Пехоты у нас нет. Пополнение с каждым разом все хуже и хуже. Шестинедельной выпечки прапорщики никуда не годятся. Как офицеры, они безграмотны, как юнцы, у которых молоко на губах не обсохло, они не авторитетны для солдат. Они могут героически гибнуть, но они не могут разумно воевать.
Продовольствие, фураж — да ведь нам, в сущности, ни того, ни другого не доставляют, все это надо промышлять, за всем надо охотиться, как за дичью, и, ей-Богу, я, батарейный командир, чувствую себя более помещиком в неурожайный год, чем строевым офицером.
Нечего удивляться, что при таких условиях даже у нас, у кадровых офицеров, начинают иной раз опускаться руки и подыматься мысли: не плюнуть ли на все и не податься ли куда-нибудь поглубже в тыл.
Я, конечно, очень рад, что вы приехали, но если бы вы меня спросили, я бы, пожалуй, посоветовал вам оставаться подобру-поздорову в Москве.
Иван Владимирович вообще не склонен к монологам. Его специальность — споры, и в особенности споры с оптимистически настроенным ретивым начальством. Такая тирада, как только что приведенная, для него большая редкость.
Закончив ее, он захлопал в ладоши и велел накрывать обед. Появились пирожки, сардины, разведенная Александром Борисовичем водка.

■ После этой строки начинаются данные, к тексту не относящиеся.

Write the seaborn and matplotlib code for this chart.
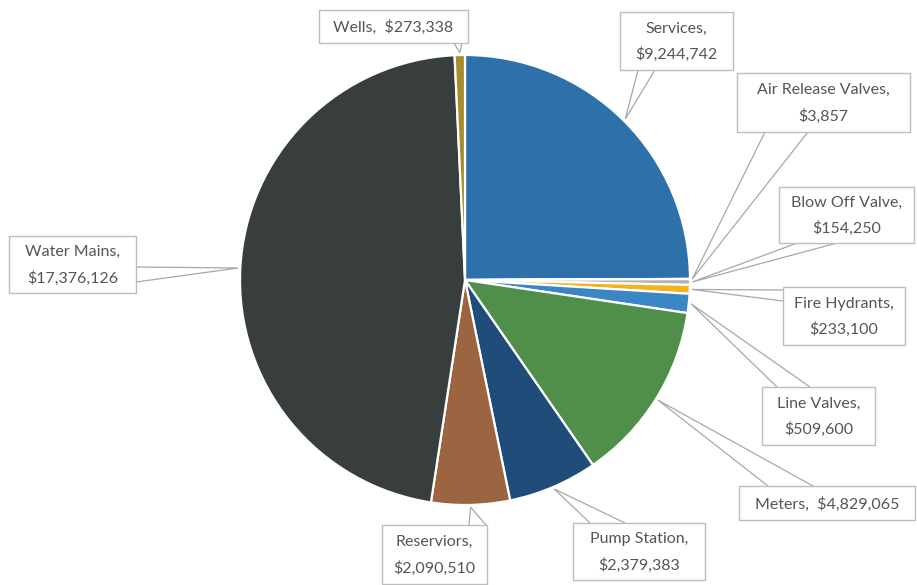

Чокнулись, выпили. Бросили резонерствовать, стали вспоминать. Уют третьей батареи заслонил разруху фронта, и за послеобеденным крепким чаем у меня на душе было уже совсем хорошо.
Ну вот, Наташа, как обещал, так и исполнил. При первой же возможности тщательно описал тебе и мое путешествие, и мой приезд. Смогу ли и впредь писать столь подробно, не знаю.[144]
... Мне сейчас писать трудно. Очевидно с непривычки очень сильно действует горячий, сырой, банный воздух еще не просохшего маленького и низкого окопа.
Когда я спустился в него и, зажегши свечу, лег на нары, я как-то сразу заснул. Проснулся к семи вечера с сильным сердцебиением, совершенно туманной головой и острою резью в глазах. Чтобы освежиться, вышел наружу, но страшная тоска пустынных, грязных галицийских холмов, мрак, дождь и опостылевшие одинокие выстрелы винтовок (звуки, не пули) быстро загнали меня опять под землю.
Начал было читать, но не мог. Полистал Чехова, полистал письма Пушкина и снова лег на нары. В голове словно мельничные колеса вертелись и стучали думы и воспоминания. Стена окопа то набегала на меня как качельная доска, то мерещилась вдали. Жизнь, словно река, вышедшая из берегов, затопляла душу. Ее эпохи и часы, мечты и реальности вне всякой перспективы, все одинаково близкие и настоящие, толпились в окопе около моих нар. В ушах стоял несмолкаемый звон, в висках стучали колеса, и стена окопа все не переставала налетать и отлетать качельной доской. Мне казалось, что я лежу в каюте, а в море подымается буря. И было у меня очень нехорошо на душе.